Gateway was approved for up to $220,000 in state grant money, with another $61,500 coming from the county to construct a 12,000 square foot farmer’s market and renovate Taylor Chapel for a commercial kitchen, according to a memo from the Governor’s Office of Agricultural Policy. The grant was awarded through the Kentucky Agricultural Development Fund.
The first phase of construction for the market pavilion and kitchen is expected to cost around $400,000. The county will cover the remaining cost not covered with aforementioned grant money.
Milliken said the final contract for the grant, however, is not complete. Brian Murphy, general counsel for the Governor’s Office of Agricultural Policy, is coming to survey the project and finalize the contract with the market’s board.
While some have criticized the new market for its financial backing, others have viewed it as a new opportunity for a permanent home. Most recently, SKY Farmers Market joined forces with SOKY. SKY had a nomadic history before finding SOKY as its permanent home, bringing vendors with it.
“We were already a member of SKY, and SKY was moving over here so we just decided to come here with them,” Gary Robbins, farmer for ATP Greenhouses, said. “They’re going to have a wonderful facility here.”
Robbins and his family have been farming for years, growing tomatoes out of their greenhouse for Bowling Green City Schools and now, WKU.

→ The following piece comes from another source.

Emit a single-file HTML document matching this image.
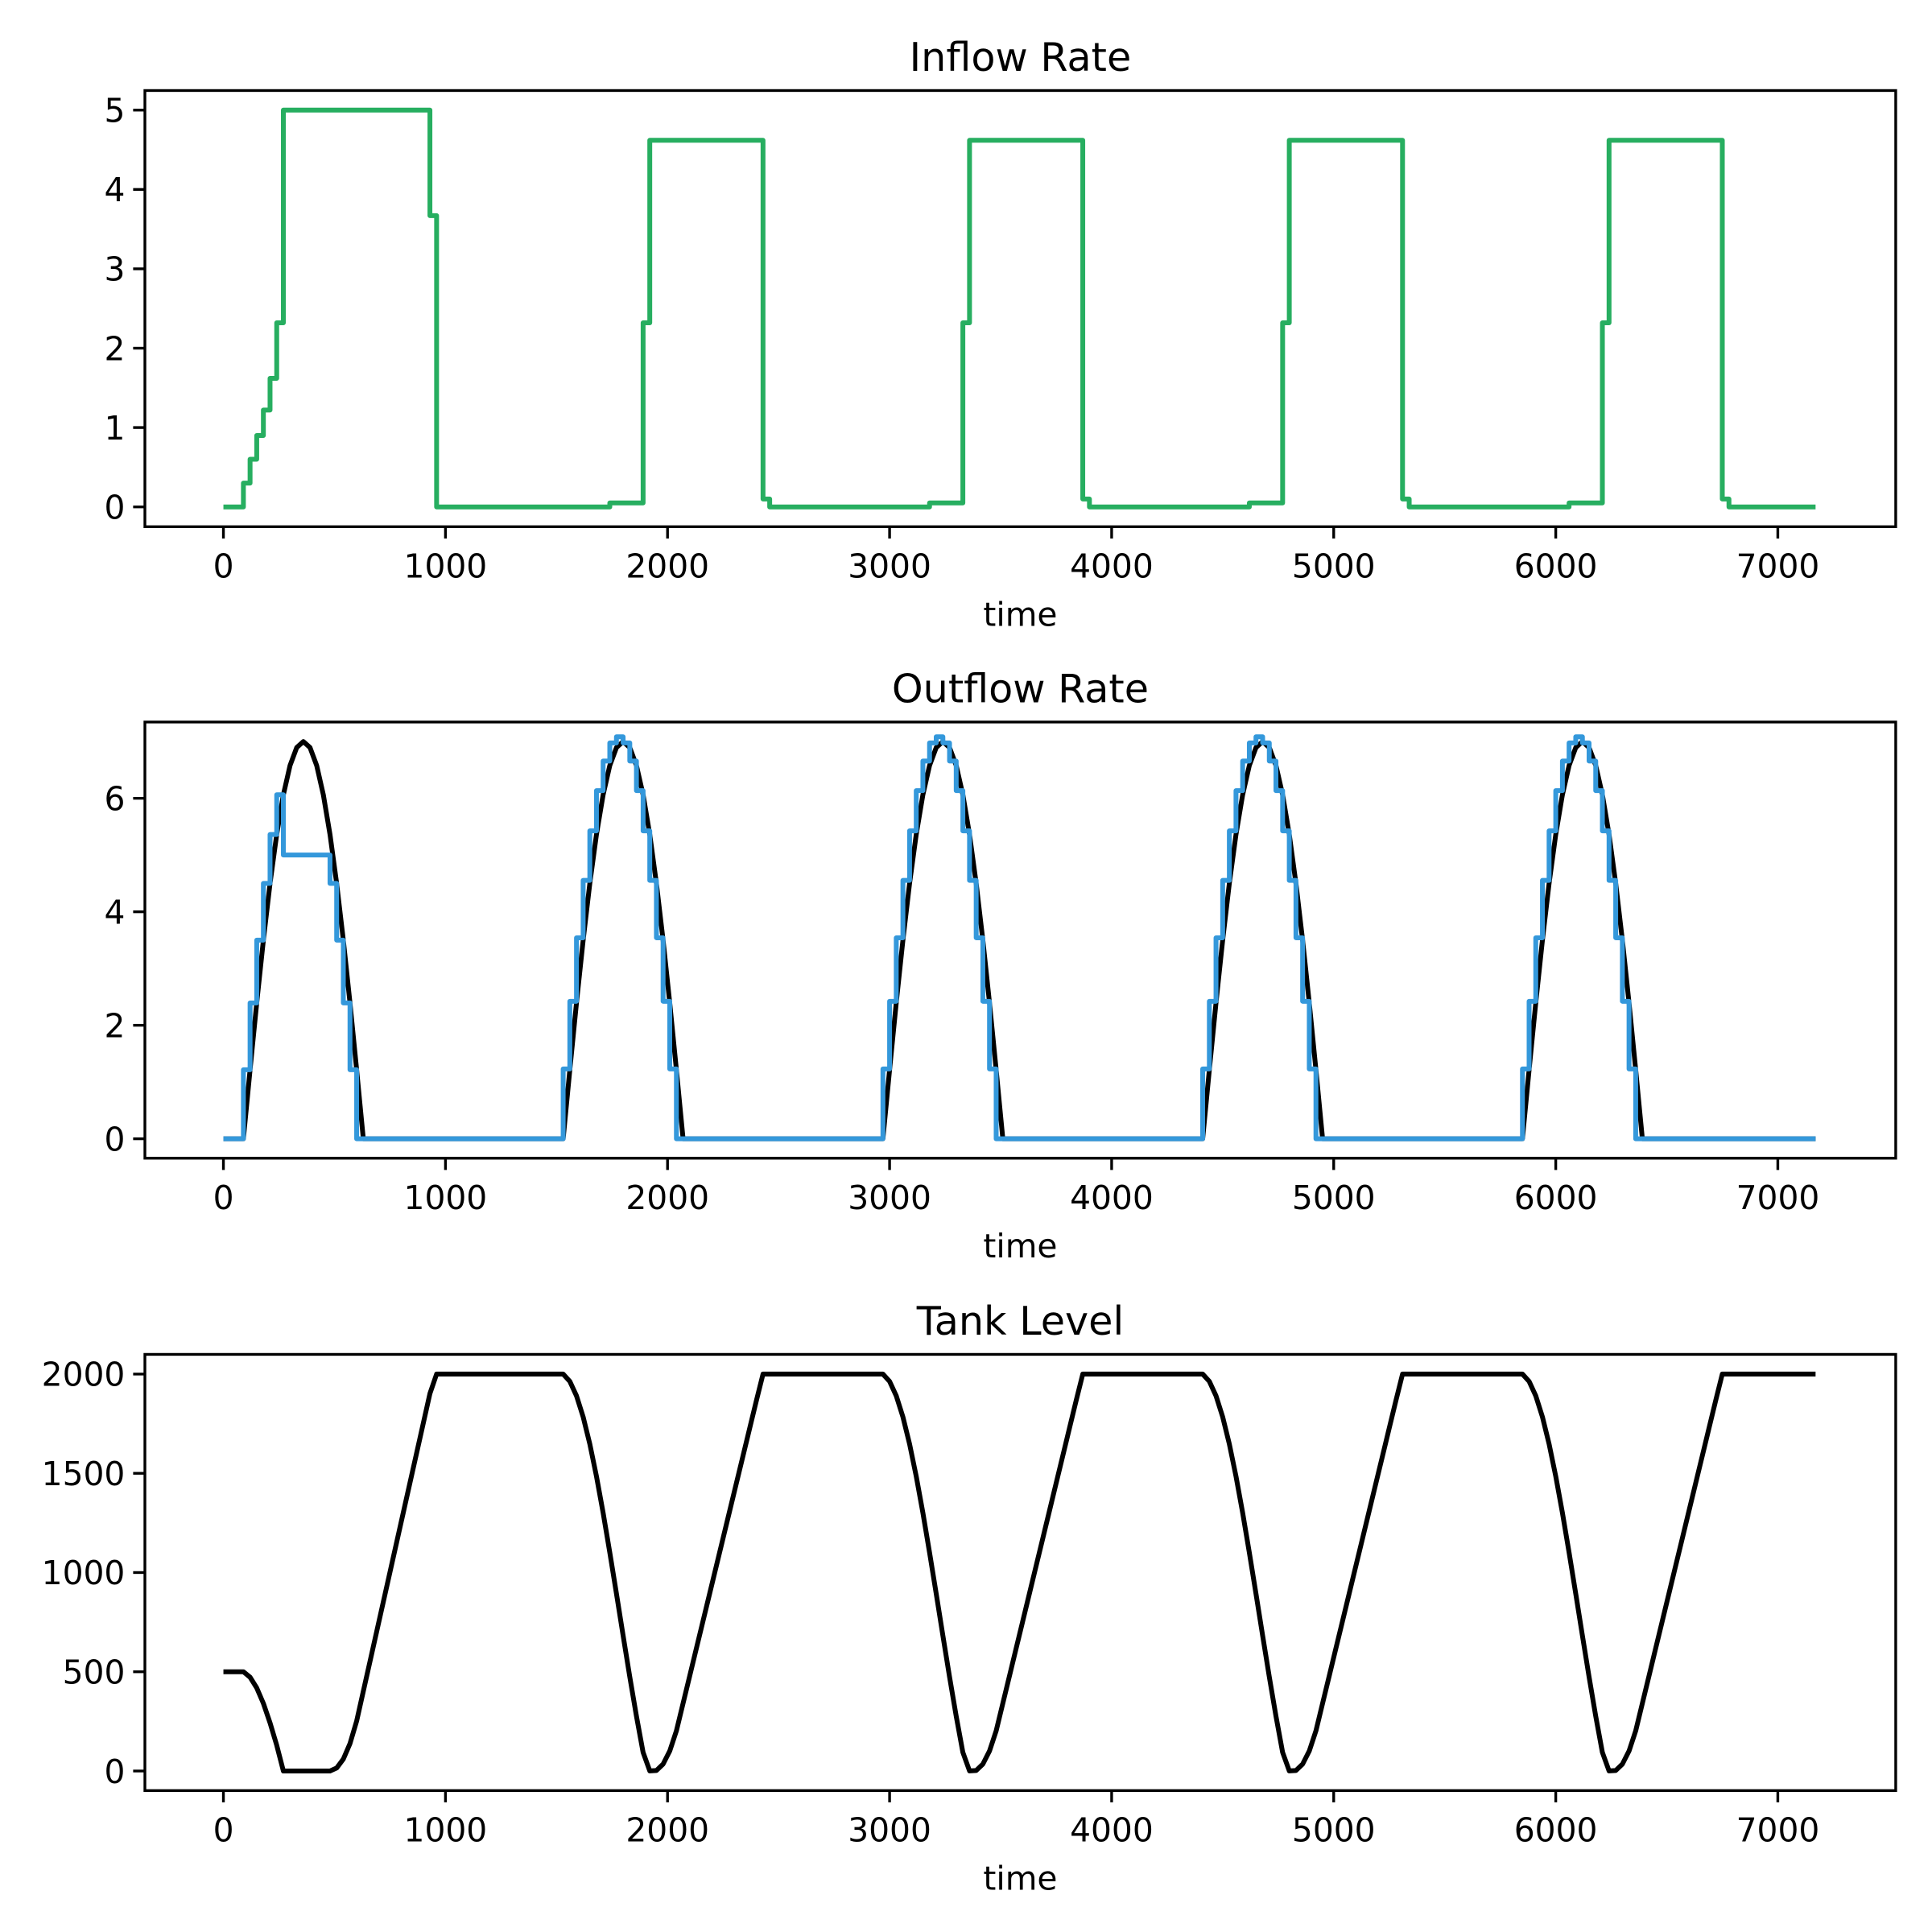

“Nobody has tomatoes this time of year, so we do pretty good,” Robbins said.
Robbins said they also grow a variety of other vegetables, raise chickens and bake fresh breads and pastries for their market booth.
Young said the new pavilion should be up and running by June, rain and inclement weather permitting. A grand opening and ribbon cutting has been set for June 10. Young said there will be inflatables, music and garden starter kits for children.
“This is going to be a permanent place that will have a farmer’s market forever,” Young said.